Toque
Talvez você não tenha percebido, pelo menos eu demorei a notar, o quanto um gesto bobo sinaliza bem o futuro de um relacionamento.
Sabe aquele momento em que você está com uma pessoa de que gosta e um dos dois tenta tocar os dedos do outro? A reação a esse ato diz tudo sobre os momentos que virão. Quando a coisa é correspondida ela passa despercebida. Os dedos se tocam, brincam, viram até mão dada. Porém, quando os dedos se afastam, quando os dedos se afastam…
O afastar dos dedos é um sintoma definitivo. Engraçado que ele não é como o abraço de homem, que separa pela imposição da distância. Não! É mais como uma barreira ao laço emotivo, não ao fraterno. É possível sobreviver sem o tocar dos dedos, mas é uma questão de tempo até a falência de múltiplos órgãos.
Basta você se lembrar do que aconteceu depois que alguém negou tocar seus dedos. Não se lembra? Eu conto!
Foi um constrangimento sobrenatural. A expressão “ficar cheio de dedos” nunca fez tanto sentido. A impressão é a de que levantou-se um muro ali. Foi criada uma barreira quase intransponível.Quanto tempo você ainda continuou em contato com pessoas de quem você recusou o toque? Ou que recusaram um toque seu?
O entrelaçar dos dedos assusta muito mais que o maior dos beijos cheio de lascívia. É impressionante como tocar a mão do outro é um gesto infinitamente mais íntimo que enrolar duas línguas dentro de uma boca.
E o tocar dos dedos é também um divisor. Ele sapara algumas categorias de pessoas. Separa as que estão bem consigo mesmos daqueles que estão desesperadas por contato. Porque tem disso também. Pra tocar os dedos é preciso de um tempo próprio – e ele é lento! A urgência do calor não combina com o tocar dos dedos, que é leve, doce, sutil.
Ele separa também quem está pronto para se entregar ao outro de quem não está. Quem ainda sofre com as próprias dúvidas e dilemas não consegue tocar os dedos, porque é como se o enlace amarrasse também as pontas do relacionamento – que se quer evitar.
A última categoria que o entrelaçar dos dedos afasta é a dos que se interessam só pelo efêmero. Dos que, sim, querem só a língua quente no pescoço e na orelha.

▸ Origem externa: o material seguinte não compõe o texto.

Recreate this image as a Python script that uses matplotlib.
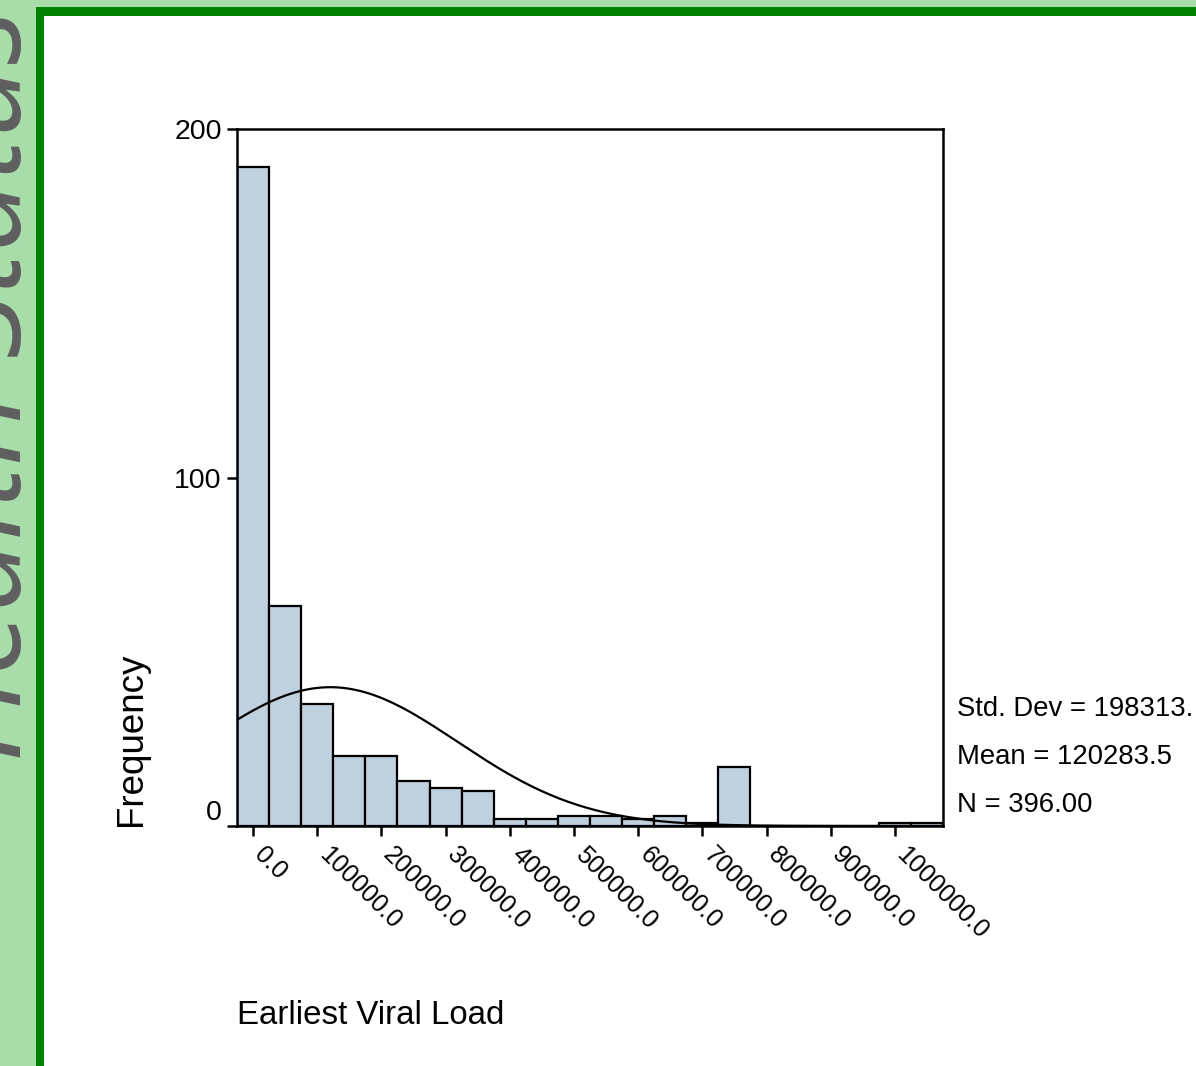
import numpy as np
import matplotlib.pyplot as plt
from matplotlib.patches import Rectangle
from matplotlib.transforms import ScaledTranslation

# histogram data (bin centres, width 50000)
bin_centers = [0, 50000, 100000, 150000, 200000, 250000, 300000, 350000,
               400000, 450000, 500000, 550000, 600000, 650000, 700000, 750000,
               800000, 850000, 900000, 950000, 1000000, 1050000]
counts = [189, 63, 35, 20, 20, 13, 11, 10,
          2, 2, 3, 3, 2, 3, 1, 17,
          0, 0, 0, 0, 1, 1]
bin_width = 50000

std_dev = 198313.0
mean = 120283.5
n_obs = 396

x_ticks = [0, 100000, 200000, 300000, 400000, 500000,
           600000, 700000, 800000, 900000, 1000000]
x_tick_labels = ['0.0', '100000.0', '200000.0', '300000.0', '400000.0', '500000.0',
                 '600000.0', '700000.0', '800000.0', '900000.0', '1000000.0']
y_ticks = [0, 100, 200]

plt.rcParams['font.family'] = ['Liberation Sans', 'DejaVu Sans']

W, H = 1196, 1066
fig = plt.figure(figsize=(W / 100, H / 100), dpi=100)

# green frame
light_green = '#a8dca8'
dark_green = '#008000'
fig.patches.append(Rectangle((0, 0), 36 / W, 1, transform=fig.transFigure,
                             facecolor=light_green, edgecolor='none', zorder=0))
fig.patches.append(Rectangle((0, 1 - 7 / H), 1, 7 / H, transform=fig.transFigure,
                             facecolor=light_green, edgecolor='none', zorder=0))
fig.patches.append(Rectangle((36 / W, 0), 8 / W, 1 - 7 / H, transform=fig.transFigure,
                             facecolor=dark_green, edgecolor='none', zorder=1))
fig.patches.append(Rectangle((36 / W, 1 - 16 / H), 1, 9 / H, transform=fig.transFigure,
                             facecolor=dark_green, edgecolor='none', zorder=1))

fig.text(21 / W, 1 - 762 / H, 'Health Status', rotation=90, rotation_mode='anchor',
         ha='left', va='baseline', fontsize=92, style='italic', color='#5f5f5f',
         family=['Open Sans', 'DejaVu Sans'])

ax = fig.add_axes([237 / W, 1 - 826 / H, 706 / W, 697 / H])

ax.bar(bin_centers, counts, width=bin_width, color='#bfd0de',
       edgecolor='black', linewidth=1.6, zorder=2)

# fitted normal curve
xs = np.linspace(-25000, 1075000, 400)
ys = n_obs * bin_width / (std_dev * np.sqrt(2 * np.pi)) * np.exp(-0.5 * ((xs - mean) / std_dev) ** 2)
ax.plot(xs, ys, color='black', linewidth=1.6, zorder=3)

ax.set_xlim(-25000, 1075000)
ax.set_ylim(0, 200)
for sp in ax.spines.values():
    sp.set_linewidth(1.8)

ax.set_yticks(y_ticks)
ax.set_yticklabels([str(v) for v in y_ticks], fontsize=20.5)
ax.set_xticks(x_ticks)
ax.set_xticklabels(x_tick_labels, fontsize=18, rotation=-45, ha='left',
                   va='top', rotation_mode='anchor')
ax.tick_params(axis='both', length=7, width=1.8, direction='out', pad=4)
ax.tick_params(axis='x', pad=5)
for lbl in ax.get_xticklabels():
    lbl.set_transform(lbl.get_transform() + ScaledTranslation(10 / 72, 0, fig.dpi_scale_trans))
ax.get_yticklabels()[0].set_verticalalignment('bottom')

fig.text(131 / W, 1 - 739 / H, 'Frequency', rotation=90, ha='center', va='center', fontsize=26.5)
fig.text(237 / W, 1 - 1015 / H, 'Earliest Viral Load', ha='left', va='center', fontsize=23.8)

stats = ['Std. Dev = 198313.', 'Mean = 120283.5', 'N = 396.00']
for i, s in enumerate(stats):
    fig.text(957 / W, 1 - (709 + 48 * i) / H, s, ha='left', va='center', fontsize=19.8)

fig.savefig('out.png', dpi=100)
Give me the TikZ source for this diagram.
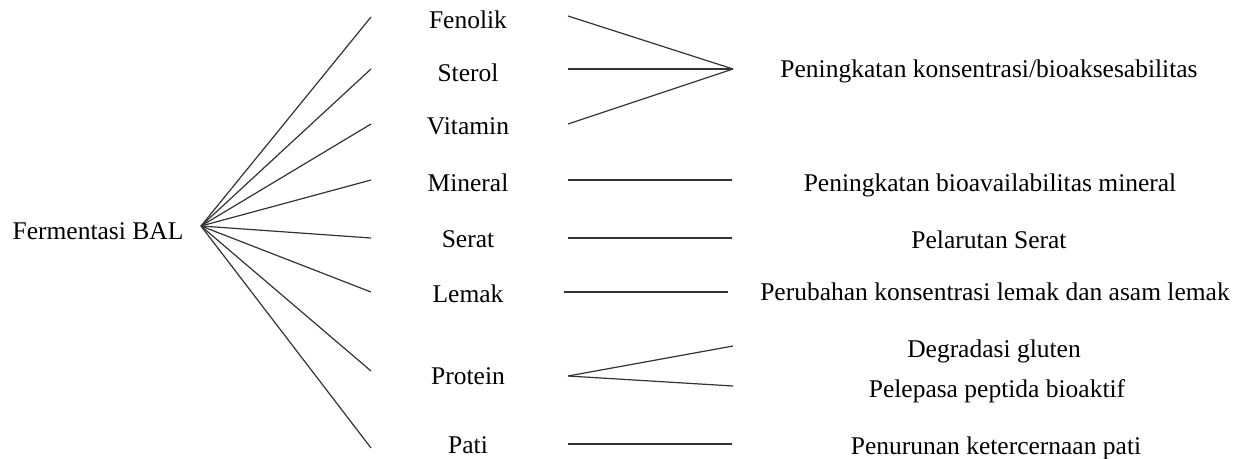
\documentclass[tikz,border=0pt]{standalone}
\usepackage{fontspec}
\setmainfont{Liberation Serif}
\tikzset{
  lbl/.style={anchor=base, inner sep=0pt, font=\fontsize{25.5}{30}\selectfont},
  conn/.style={draw=black!80, line width=1.2pt}
}
\begin{document}
\begin{tikzpicture}[x=1pt,y=-1pt]
\useasboundingbox (0,0) rectangle (1237,458);
% source
\node[lbl] (bal) at (98,239) {Fermentasi BAL};
\coordinate (hub) at (201,226);
% components
\node[lbl] (fenolik) at (468,28) {Fenolik};
\node[lbl] (sterol)  at (468,81) {Sterol};
\node[lbl] (vitamin) at (468,134) {Vitamin};
\node[lbl] (mineral) at (468,191) {Mineral};
\node[lbl] (serat)   at (468,247) {Serat};
\node[lbl] (lemak)   at (468,302) {Lemak};
\node[lbl] (protein) at (468,384) {Protein};
\node[lbl] (pati)    at (468,453) {Pati};
% fan ends
\coordinate (f1) at (371,17);
\coordinate (f2) at (371,69);
\coordinate (f3) at (371,124);
\coordinate (f4) at (371,180);
\coordinate (f5) at (371,238);
\coordinate (f6) at (371,292);
\coordinate (f7) at (371,371);
\coordinate (f8) at (371,448);
\foreach \i in {1,...,8} \draw[conn] (hub) -- (f\i);
% effects
\node[lbl] (e1) at (989,77) {Peningkatan konsentrasi/bioaksesabilitas};
\node[lbl] (e2) at (990,191) {Peningkatan bioavailabilitas mineral};
\node[lbl] (e3) at (989,248) {Pelarutan Serat};
\node[lbl] (e4) at (995,300) {Perubahan konsentrasi lemak dan asam lemak};
\node[lbl] (e5) at (994,357) {Degradasi gluten};
\node[lbl] (e6) at (997,397) {Pelepasa peptida bioaktif};
\node[lbl] (e7) at (996,454) {Penurunan ketercernaan pati};
% connectors
\coordinate (a1) at (568,16);
\coordinate (a2) at (568,69);
\coordinate (a3) at (568,124);
\coordinate (m) at (733,69);
\draw[conn] (a1) -- (m);
\draw[conn] (a2) -- (m);
\draw[conn] (a3) -- (m);
\coordinate (b1) at (568,180); \coordinate (b2) at (732,180);
\draw[conn] (b1) -- (b2);
\coordinate (c1) at (568,238); \coordinate (c2) at (732,238);
\draw[conn] (c1) -- (c2);
\coordinate (d1) at (564,292); \coordinate (d2) at (728,292);
\draw[conn] (d1) -- (d2);
\coordinate (p0) at (568,376); \coordinate (p1) at (733,346); \coordinate (p2) at (733,386);
\draw[conn] (p0) -- (p1);
\draw[conn] (p0) -- (p2);
\coordinate (g1) at (568,444); \coordinate (g2) at (732,444);
\draw[conn] (g1) -- (g2);
\end{tikzpicture}
\end{document}
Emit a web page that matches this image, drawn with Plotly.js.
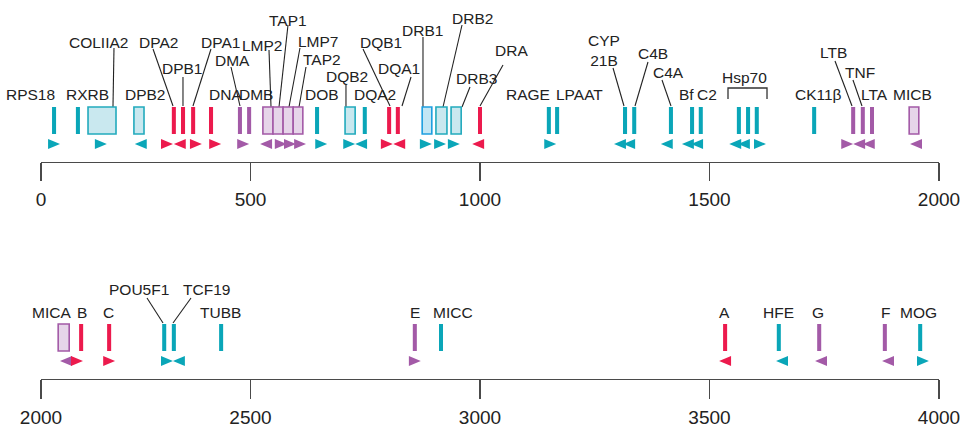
<!DOCTYPE html>
<html><head><meta charset="utf-8">
<script src="https://cdn.plot.ly/plotly-3.0.1.min.js"></script>
<style>html,body{margin:0;padding:0;background:#fff}#chart{width:967px;height:429px}</style>
</head><body><div id="chart"></div>
<script>
const geneNames  = ['RPS18','RXRB','COLIIA2','DPB2','DPA2','DPB1','DPA1','DNA','DMA','DMB',
  'LMP2','TAP1','LMP7','TAP2','DOB','DQB2','DQA2','DQB1','DQA1','DRB1','DRB2','DRB3','DRA',
  'RAGE','LPAAT','CYP21B','C4B','C4A','Bf','C2','Hsp70-1','Hsp70-2','Hsp70-3','CK11β',
  'LTB','TNF','LTA','MICB',
  'MICA','B','C','POU5F1','TCF19','TUBB','E','MICC','A','HFE','G','F','MOG'];
const geneStart  = [72,124,146,246,333,353,375,414,477,497,
  527,549,571,593,645,706,749,802,821,874,904,937,1000,
  1150,1168,1316,1336,1416,1462,1481,1564,1584,1603,1728,
  1813,1834,1854,1935,
  2081,2131,2192,2312,2333,2436,2858,2915,3534,3651,3739,3882,3959];
const geneEnd    = [72,124,207,268,333,353,375,414,477,497,
  549,571,593,614,645,728,749,802,821,895,928,959,1000,
  1150,1168,1316,1336,1416,1462,1481,1564,1584,1603,1728,
  1813,1834,1854,1956,
  2105,2131,2192,2312,2333,2436,2858,2915,3534,3651,3739,3882,3959];
// group: r = red, c = cyan, p = purple, b = blue-outlined box
const geneGroup  = ['c','c','c','c','r','r','r','r','p','p',
  'p','p','p','p','c','c','c','r','r','b','c','c','r',
  'c','c','c','c','c','c','c','c','c','c','c',
  'p','p','p','p',
  'p','r','r','c','c','c','p','c','r','c','p','p','c'];
// transcription direction: 1 = right, -1 = left, 0 = not shown
const geneStrand = [1,0,1,-1,1,-1,1,1,1,0,
  -1,1,1,1,1,1,-1,1,-1,1,1,1,-1,
  1,0,-1,-1,-1,-1,-1,-1,-1,1,0,
  1,-1,-1,-1,
  -1,1,1,1,-1,0,1,0,-1,-1,-1,-1,1];
const arrowPos   = [72,null,174,261,318,346,381,423,484,null,
  534,566,586,608,654,715,741,797,824,882,913,943,996,
  1153,null,1305,1325,1407,1453,1473,1556,1575,1610,null,
  1800,1826,1847,1950,
  2098,2122,2192,2318,2344,null,2858,null,3534,3658,3743,3889,3965];
const tickLabelsTop = ['0','500','1000','1500','2000'];
const tickLabelsBot = ['2000','2500','3000','3500','4000'];

// ---------------- LAYOUT / STYLE ----------------
const AX0_TOP = 43.57, AX0_BOT = 2043.57;   // where the drawn axis begins
const tickValsTop = [AX0_TOP,500,1000,1500,2000];
const tickValsBot = [AX0_BOT,2500,3000,3500,4000];
const COL = {r:'#EC1A4D', c:'#0AA6B8', p:'#A35AA7', b:'#0AA6B8'};
const BOXFILL = {c:'#C9E8EF', p:'#E6D5E9', b:'#C3E6F4', r:'#F8C8D4'};
const BOXLINE = {c:'#22AABD', p:'#A35AA7', b:'#1E9FE0', r:'#EC1A4D'};
const BAR_Y0 = 2.8, BAR_Y1 = 5.5, BAR_HALF = 4.4;
const ARR_Y = 1.8, ARR_H = 0.5, ARR_W = 13;
const FONT = 'Liberation Sans, Arial, Helvetica, sans-serif';

// label placement: text, x(kb), level, optional leader [x0,y0,x1,y1], optional anchor
const labels = [
  ['RPS18',78.4,6.8,null,'right'],['RXRB',143.8,6.8],
  ['COLIIA2',167.8,12.0,[202.6,11.4,200.4,5.5]],
  ['DPA2',298.5,12.0,[287.6,11.3,331.2,5.6]],
  ['DPB1',352.9,9.4,[352.9,8.5,352.9,5.6]],
  ['DPA1',433.6,12.0,[413.9,11.3,374.7,5.6]],
  ['DMA',459.7,10.2,[457.5,9.5,477.1,5.6]],
  ['LMP2',525.1,11.7,[540.3,11.2,544.7,5.5]],
  ['TAP1',581.7,14.2,[581.7,13.7,562.1,5.5]],
  ['LMP7',649.2,12.1,[607.8,11.4,583.9,5.5]],
  ['TAP2',655.8,10.3,[620.9,9.5,605.7,5.5]],
  ['DPB2',272.3,6.8],['DNA',446.6,6.8],['DMB',512,6.8],['DOB',655.8,6.8],
  ['DQB2',710.2,8.6,[708,7.7,708,5.5]],
  ['DQA2',771.2,6.8],
  ['DQB1',784.3,12.0,[745.1,11.3,803.9,5.6]],
  ['DQA1',823.5,9.4,[849.7,8.5,830.1,5.6]],
  ['DRB1',875.8,13.2,[875.8,12.5,875.8,5.5]],
  ['DRB2',982.6,14.4,[960.8,13.7,919.4,5.5]],
  ['DRB3',991.3,8.4,[978.2,7.5,960.8,5.5]],
  ['DRA',1069.7,11.2,[1050.1,9.7,1000,5.6]],
  ['RAGE',1104.6,6.8],['LPAAT',1215.7,6.8],
  ['CYP<br>21B',1270.2,11.2,[1289.8,9.4,1313.7,5.6]],
  ['C4B',1376.9,10.9,[1366,10.0,1337.7,5.6]],
  ['C4A',1409.6,9.0,[1396.5,8.2,1416.1,5.6]],
  ['Bf',1448.8,6.8],['C2',1494.6,6.8],
  ['Hsp70',1577.3,8.5],
  ['CK11β',1736.4,6.8],
  ['LTB',1769.1,11.0,[1773.4,10.1,1810.5,5.6]],
  ['TNF',1827.9,9.0,[1812.6,8.2,1832.2,5.6]],
  ['LTA',1858.4,6.8],['MICB',1941.2,6.8],
  ['MICA',2065.4,6.7],['B',2132.9,6.7],['C',2191.7,6.7],['TUBB',2435.7,6.7],
  ['POU5F1',2257.1,9.0,[2274.5,8.1,2309.4,5.6]],
  ['TCF19',2405.2,9.0,[2370.4,8.1,2331.2,5.6]],
  ['E',2858.4,6.7],['MICC',2941.2,6.7],['A',3531.6,6.7],['HFE',3651.4,6.7],
  ['G',3736.4,6.7],['F',3882.4,6.7],['MOG',3956.4,6.7]
];
const hspBracket = {x0:1540.3, x1:1625.3, top:7.4, leg:6.3};

// ---------------- BUILD ----------------
const refs = v => v < 2000 ? {x:'x', y:'y'} : {x:'x2', y:'y2'};
const shapes = [];
geneNames.forEach((n,i)=>{
  const r = refs(geneStart[i]); const g = geneGroup[i];
  if (geneEnd[i] > geneStart[i]) {
    shapes.push({type:'rect', xref:r.x, yref:r.y, x0:geneStart[i], x1:geneEnd[i], y0:BAR_Y0, y1:BAR_Y1,
      fillcolor:BOXFILL[g], line:{color:BOXLINE[g], width:1.6}, layer:'above'});
  } else {
    shapes.push({type:'rect', xref:r.x, yref:r.y, x0:geneStart[i]-BAR_HALF, x1:geneStart[i]+BAR_HALF, y0:BAR_Y0, y1:BAR_Y1,
      fillcolor:COL[g], line:{width:0}, layer:'above'});
  }
  if (geneStrand[i] !== 0 && arrowPos[i] !== null) {
    const a = arrowPos[i], s = geneStrand[i];
    const p = `M ${a - s*ARR_W},${ARR_Y-ARR_H} L ${a + s*ARR_W},${ARR_Y} L ${a - s*ARR_W},${ARR_Y+ARR_H} Z`;
    shapes.push({type:'path', xref:r.x, yref:r.y, path:p, fillcolor:COL[g], line:{width:0}, layer:'above'});
  }
});

const annotations = [];
const leadTop = {x:[],y:[]}, leadBot = {x:[],y:[]};
labels.forEach(l=>{
  const r = refs(l[1]);
  annotations.push({xref:r.x, yref:r.y, x:l[1], y:l[2], text:l[0], showarrow:false,
    xanchor:l[4] || 'center', yanchor:'middle', font:{family:FONT, size:15.5, color:'#222'}});
  if (l[3]) {
    const t = l[1] < 2000 ? leadTop : leadBot;
    t.x.push(l[3][0], l[3][2], null); t.y.push(l[3][1], l[3][3], null);
  }
});

const traces = [
  {type:'scatter', mode:'lines', x:leadTop.x, y:leadTop.y, xaxis:'x', yaxis:'y',
   line:{color:'#222', width:1.1}, hoverinfo:'skip', showlegend:false, cliponaxis:false},
  {type:'scatter', mode:'lines', x:leadBot.x, y:leadBot.y, xaxis:'x2', yaxis:'y2',
   line:{color:'#222', width:1.1}, hoverinfo:'skip', showlegend:false, cliponaxis:false},
  {type:'scatter', mode:'lines', xaxis:'x', yaxis:'y',
   x:[hspBracket.x0,hspBracket.x0,hspBracket.x1,hspBracket.x1],
   y:[hspBracket.leg,hspBracket.top,hspBracket.top,hspBracket.leg],
   line:{color:'#333', width:1.3}, hoverinfo:'skip', showlegend:false, cliponaxis:false}
];

const xCommon = {
  domain:[41/967, 939/967], showline:true, linecolor:'#4a4a4a', linewidth:1.3,
  ticks:'outside', ticklen:18, tickwidth:1.3, tickcolor:'#4a4a4a',
  tickfont:{family:FONT, size:19, color:'#222'}, showgrid:false, zeroline:false, fixedrange:true
};
const layout = {
  width:967, height:429, margin:{l:0,r:0,t:0,b:0},
  paper_bgcolor:'#fff', plot_bgcolor:'rgba(0,0,0,0)', showlegend:false,
  xaxis:Object.assign({}, xCommon, {range:[AX0_TOP,2000], anchor:'y', tickvals:tickValsTop, ticktext:tickLabelsTop, ticklabelstandoff:2}),
  xaxis2:Object.assign({}, xCommon, {range:[AX0_BOT,4000], anchor:'y2', tickvals:tickValsBot, ticktext:tickLabelsBot, ticklabelstandoff:2, ticklen:19}),
  yaxis:{domain:[1-162/429, 1], range:[0,16.2], visible:false, fixedrange:true},
  yaxis2:{domain:[1-379/429, 1-210/429], range:[0,16.9], visible:false, fixedrange:true},
  shapes:shapes, annotations:annotations
};
Plotly.newPlot('chart', traces, layout, {staticPlot:true, displayModeBar:false});
</script></body></html>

Isso, aliás, não é pecado nenhum. Buscar apenas pelo amor em seu formato mínimo é completamente legítimo, só não combina com quem quer entrelaçar os dedos!
Precisa ter coragem pra se balançar no precipício do toque dos dedos, porque o resultado pode ser mortal – ou sublime. Pode ser o salto pra uma queda intensa e dolorosa.
Ou pode ser o impulso pra um magnífico voo acompanhado. Tudo depende, como diz uma música do Troye Sivan, de “reach out and touch”, de alcançar e tocar.